_Recorded data_
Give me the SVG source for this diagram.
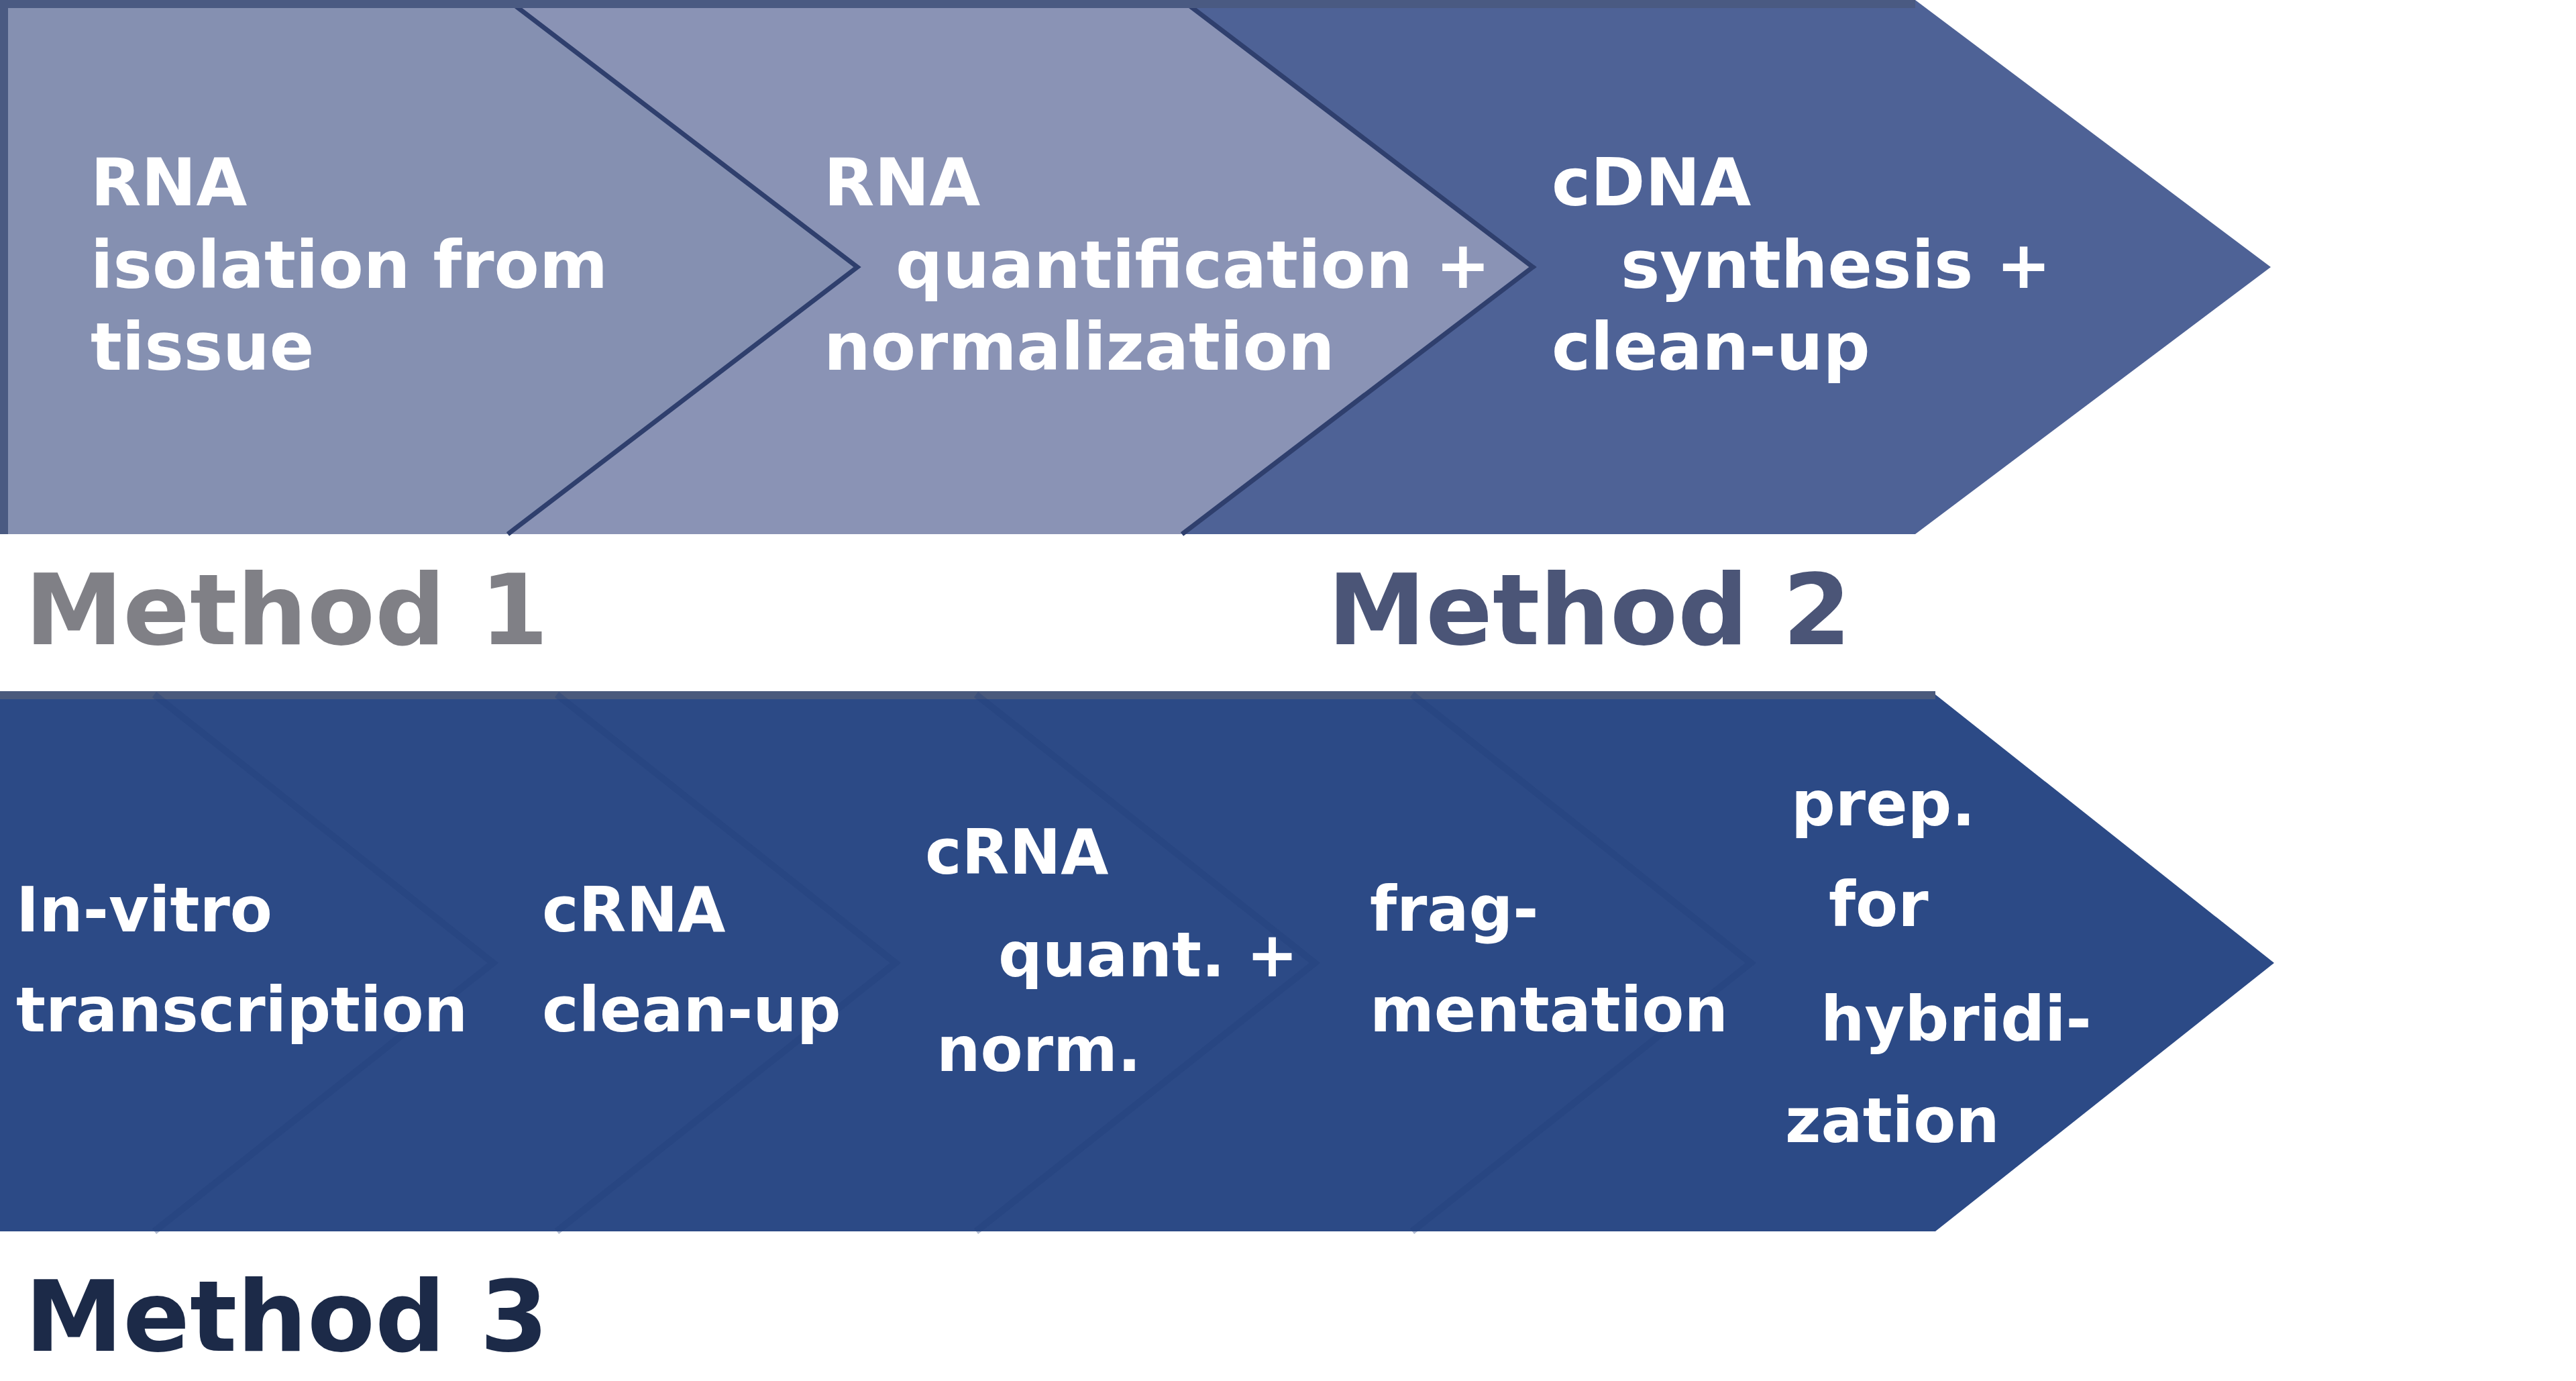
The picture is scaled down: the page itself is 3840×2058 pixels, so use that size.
<svg xmlns="http://www.w3.org/2000/svg" width="3840" height="2058" viewBox="0 0 3840 2058">
<style>
.lbl{font-family:"DejaVu Sans","Verdana",sans-serif;font-weight:bold;fill:#ffffff}
.top{font-size:98px}
.bot{font-size:92px}
.method{font-family:"DejaVu Sans","Verdana",sans-serif;font-weight:bold;font-size:147px}
.sep{fill:none;stroke:#2f3f6d;stroke-width:7;stroke-linejoin:miter}
.faint{fill:none;stroke:#22407a;stroke-width:10;opacity:0.35}
</style>
<rect x="0" y="0" width="3840" height="2058" fill="#ffffff"/>

<g id="top-band">
  <g id="step-cdna">
    <polygon points="0,0 2855,0 3385,398 2855,796 0,796" fill="#4e6296"/>
    <text class="lbl top" x="2313" y="306">cDNA</text>
    <text class="lbl top" x="2416" y="429">synthesis +</text>
    <text class="lbl top" x="2313" y="551">clean-up</text>
  </g>
  <g id="step-rna-quant">
    <polygon points="0,0 1762,0 2285,398 1762,796 0,796" fill="#8a93b5"/>
    <polyline class="sep" points="1762,0 2285,398 1762,796"/>
    <text class="lbl top" x="1228" y="306">RNA</text>
    <text class="lbl top" x="1335" y="429">quantification +</text>
    <text class="lbl top" x="1228" y="551">normalization</text>
  </g>
  <g id="step-rna-isolation">
    <polygon points="0,0 757,0 1278,398 757,796 0,796" fill="#8590b1"/>
    <polyline class="sep" points="757,0 1278,398 757,796"/>
    <text class="lbl top" x="135" y="306">RNA</text>
    <text class="lbl top" x="135" y="429">isolation from</text>
    <text class="lbl top" x="135" y="551">tissue</text>
  </g>
  <rect x="0" y="0" width="2855" height="12" fill="#4a5a82"/>
  <rect x="0" y="0" width="12" height="796" fill="#4a5a82"/>
</g>

<g id="method-labels">
  <text class="method" x="37" y="960" fill="#808086">Method 1</text>
  <text class="method" x="1979" y="960" fill="#4b5577">Method 2</text>
  <text class="method" x="37" y="2013" fill="#1c2a48">Method 3</text>
</g>

<g id="bottom-band">
  <polygon points="0,1035 2885,1035 3390,1435 2885,1835 0,1835" fill="#2c4a86"/>
  <rect x="0" y="1030" width="2885" height="12" fill="#4b5a7c"/>
  <g id="faint-dividers">
    <polyline class="faint" points="230,1035 735,1435 230,1835"/>
    <polyline class="faint" points="830,1035 1335,1435 830,1835"/>
    <polyline class="faint" points="1455,1035 1960,1435 1455,1835"/>
    <polyline class="faint" points="2105,1035 2610,1435 2105,1835"/>
  </g>
  <g id="step-ivt">
    <text class="lbl bot" x="24" y="1388">In-vitro</text>
    <text class="lbl bot" x="24" y="1537">transcription</text>
  </g>
  <g id="step-crna-cleanup">
    <text class="lbl bot" x="808" y="1388">cRNA</text>
    <text class="lbl bot" x="808" y="1537">clean-up</text>
  </g>
  <g id="step-crna-quant">
    <text class="lbl bot" x="1379" y="1302">cRNA</text>
    <text class="lbl bot" x="1488" y="1455">quant. +</text>
    <text class="lbl bot" x="1396" y="1596">norm.</text>
  </g>
  <g id="step-fragmentation">
    <text class="lbl bot" x="2042" y="1387">frag-</text>
    <text class="lbl bot" x="2042" y="1537">mentation</text>
  </g>
  <g id="step-prep">
    <text class="lbl bot" x="2670" y="1230">prep.</text>
    <text class="lbl bot" x="2726" y="1380">for</text>
    <text class="lbl bot" x="2714" y="1551">hybridi-</text>
    <text class="lbl bot" x="2661" y="1702">zation</text>
  </g>
</g>
</svg>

_Directions_
Quote the material exactly. Pictures stay out.

_Written solution_
Give me the SVG source for this diagram.
The picture is scaled down: the page itself is 3840×2058 pixels, so use that size.
<svg xmlns="http://www.w3.org/2000/svg" width="3840" height="2058" viewBox="0 0 3840 2058">
<style>
.lbl{font-family:"DejaVu Sans","Verdana",sans-serif;font-weight:bold;fill:#ffffff}
.top{font-size:98px}
.bot{font-size:92px}
.method{font-family:"DejaVu Sans","Verdana",sans-serif;font-weight:bold;font-size:147px}
.sep{fill:none;stroke:#2f3f6d;stroke-width:7;stroke-linejoin:miter}
.faint{fill:none;stroke:#22407a;stroke-width:10;opacity:0.35}
</style>
<rect x="0" y="0" width="3840" height="2058" fill="#ffffff"/>

<g id="top-band">
  <g id="step-cdna">
    <polygon points="0,0 2855,0 3385,398 2855,796 0,796" fill="#4e6296"/>
    <text class="lbl top" x="2313" y="306">cDNA</text>
    <text class="lbl top" x="2416" y="429">synthesis +</text>
    <text class="lbl top" x="2313" y="551">clean-up</text>
  </g>
  <g id="step-rna-quant">
    <polygon points="0,0 1762,0 2285,398 1762,796 0,796" fill="#8a93b5"/>
    <polyline class="sep" points="1762,0 2285,398 1762,796"/>
    <text class="lbl top" x="1228" y="306">RNA</text>
    <text class="lbl top" x="1335" y="429">quantification +</text>
    <text class="lbl top" x="1228" y="551">normalization</text>
  </g>
  <g id="step-rna-isolation">
    <polygon points="0,0 757,0 1278,398 757,796 0,796" fill="#8590b1"/>
    <polyline class="sep" points="757,0 1278,398 757,796"/>
    <text class="lbl top" x="135" y="306">RNA</text>
    <text class="lbl top" x="135" y="429">isolation from</text>
    <text class="lbl top" x="135" y="551">tissue</text>
  </g>
  <rect x="0" y="0" width="2855" height="12" fill="#4a5a82"/>
  <rect x="0" y="0" width="12" height="796" fill="#4a5a82"/>
</g>

<g id="method-labels">
  <text class="method" x="37" y="960" fill="#808086">Method 1</text>
  <text class="method" x="1979" y="960" fill="#4b5577">Method 2</text>
  <text class="method" x="37" y="2013" fill="#1c2a48">Method 3</text>
</g>

<g id="bottom-band">
  <polygon points="0,1035 2885,1035 3390,1435 2885,1835 0,1835" fill="#2c4a86"/>
  <rect x="0" y="1030" width="2885" height="12" fill="#4b5a7c"/>
  <g id="faint-dividers">
    <polyline class="faint" points="230,1035 735,1435 230,1835"/>
    <polyline class="faint" points="830,1035 1335,1435 830,1835"/>
    <polyline class="faint" points="1455,1035 1960,1435 1455,1835"/>
    <polyline class="faint" points="2105,1035 2610,1435 2105,1835"/>
  </g>
  <g id="step-ivt">
    <text class="lbl bot" x="24" y="1388">In-vitro</text>
    <text class="lbl bot" x="24" y="1537">transcription</text>
  </g>
  <g id="step-crna-cleanup">
    <text class="lbl bot" x="808" y="1388">cRNA</text>
    <text class="lbl bot" x="808" y="1537">clean-up</text>
  </g>
  <g id="step-crna-quant">
    <text class="lbl bot" x="1379" y="1302">cRNA</text>
    <text class="lbl bot" x="1488" y="1455">quant. +</text>
    <text class="lbl bot" x="1396" y="1596">norm.</text>
  </g>
  <g id="step-fragmentation">
    <text class="lbl bot" x="2042" y="1387">frag-</text>
    <text class="lbl bot" x="2042" y="1537">mentation</text>
  </g>
  <g id="step-prep">
    <text class="lbl bot" x="2670" y="1230">prep.</text>
    <text class="lbl bot" x="2726" y="1380">for</text>
    <text class="lbl bot" x="2714" y="1551">hybridi-</text>
    <text class="lbl bot" x="2661" y="1702">zation</text>
  </g>
</g>
</svg>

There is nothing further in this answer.